Tech

Why Simpler Digital Setups Often Feel Better Than Smarter Ones

A smarter digital setup isn't always a better one. The setups that feel best share a different set of properties—and the difference compounds over months of use.

Minimal home workspace with a laptop and a single unobtrusive smart device

A phone with seventeen apps organized into color-coded folders by category is a more sophisticated digital environment than a phone with eight apps on one screen. It is not, for most of the people using it, a better one. The sophistication adds navigation time, visual noise, and the ongoing maintenance of deciding where things go. The simpler phone is faster to use and easier to think with.

Smarter digital setups are sold on capability. More can be done. More is connected. More is automated. The argument is sound as far as it goes—these things are true. What the argument skips is that increased capability in a digital environment almost always comes with increased management overhead, and that overhead has a real cost that compounds over the months and years you live with the setup.

The setups that feel best to live with are usually not the ones with the most features. They're the ones where the capabilities you actually use are immediately accessible and the capabilities you don't use are absent rather than just unused.

The Overhead Problem in Smart Setups

Every integrated system in a digital environment has a coordination cost: the effort required to keep all components compatible, updated, and pointing at each other correctly. A phone, two smart home devices, a streaming service, and a cloud storage service running through a central assistant creates a web of dependencies that requires occasional maintenance regardless of how well it was configured initially. Updates change APIs. Services alter authentication. Skills stop working. The automation that ran without thought last month needs reconfiguration this month.

For someone who enjoys the configuration work, this is a hobby and a reasonable one. For someone who adopted the smart setup to reduce friction and discovered that maintaining the setup has become a recurring time cost, the math is wrong. The most common version of this I see is a home assistant setup that worked beautifully for six months and has been partially broken for eighteen, because the initial setup person doesn't remember what they did and the reconfiguration cost never reaches the top of the priority list.

The setup that works is the one you can maintain. That's a less interesting sentence than anything in a smart home product listing, and it's the only one that determines whether the investment was worth it.

What Simpler Setups Actually Deliver

Speed of access for high-frequency actions. The things you do in a digital environment most often—checking a notification, playing music, looking something up, sending a message—should be reachable in one or two interactions from any state. A simpler setup achieves this by having fewer layers to navigate. A smarter setup often adds layers, even when those layers are designed to be transparent, because every integration point is a possible friction point.

Predictability under varying conditions.
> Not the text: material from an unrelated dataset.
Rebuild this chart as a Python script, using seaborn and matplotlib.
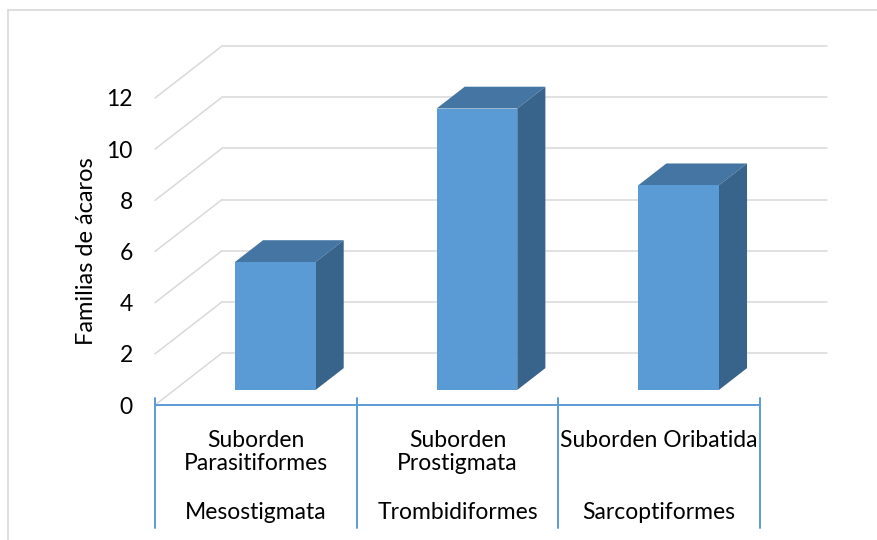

A simpler setup behaves the same when the internet is slow, when you're tired, when you're using it with one hand. A smart setup degrades when any of its dependencies are impaired. The voice assistant that doesn't understand you when you speak quietly in a noisy room, the smart lock that slows its response when the hub's connection is congested—these are the costs of the additional capability, and they show up at the worst moments.

Or rather: it's not simplicity for its own sake that produces better outcomes. It's the alignment between setup complexity and genuine use frequency. A setup that's simple because you only configured what you actually use is fundamentally different from a setup that's simple because you gave up on configuration. The first one is optimized. The second one is abandoned.

The practical test: for each integration or automation in your current setup, estimate how often it runs successfully in a given week versus how often it fails, requires intervention, or is worked around. For the ones where the fail-or-ignore rate is higher than 20%, remove them. The capability loss is smaller than the friction gain.

When Smarter Actually Is Better

Smart, integrated setups deliver genuine value in specific, bounded conditions. When the automation runs reliably for a high-frequency action—lights that come on when you enter a room you use every day, a morning alarm that starts a specific audio playlist—the friction reduction is real and daily. The integration is justified.

When a single assistant or hub coordinates devices that you'd otherwise have to manage across separate apps, and those devices are all from the same ecosystem or explicitly compatible, the coordination overhead is low enough that the capability addition clears the bar. The key constraint is ecosystem consistency: mixing three different smart home platforms in the same setup multiplies the compatibility surface and the failure rate in a way that doesn't scale linearly.

The honest heuristic: one platform, fewer devices, fully functional and maintained is better than two platforms, more devices, partially broken and tolerated. Start narrower than you think you need. The smart home capability you'll actually miss will become clear within three months. The capability you thought you needed and didn't will also become clear. The expansion decision after that evidence is a much better one than the expansion decision made on the day of installation, when everything is new and everything seems useful.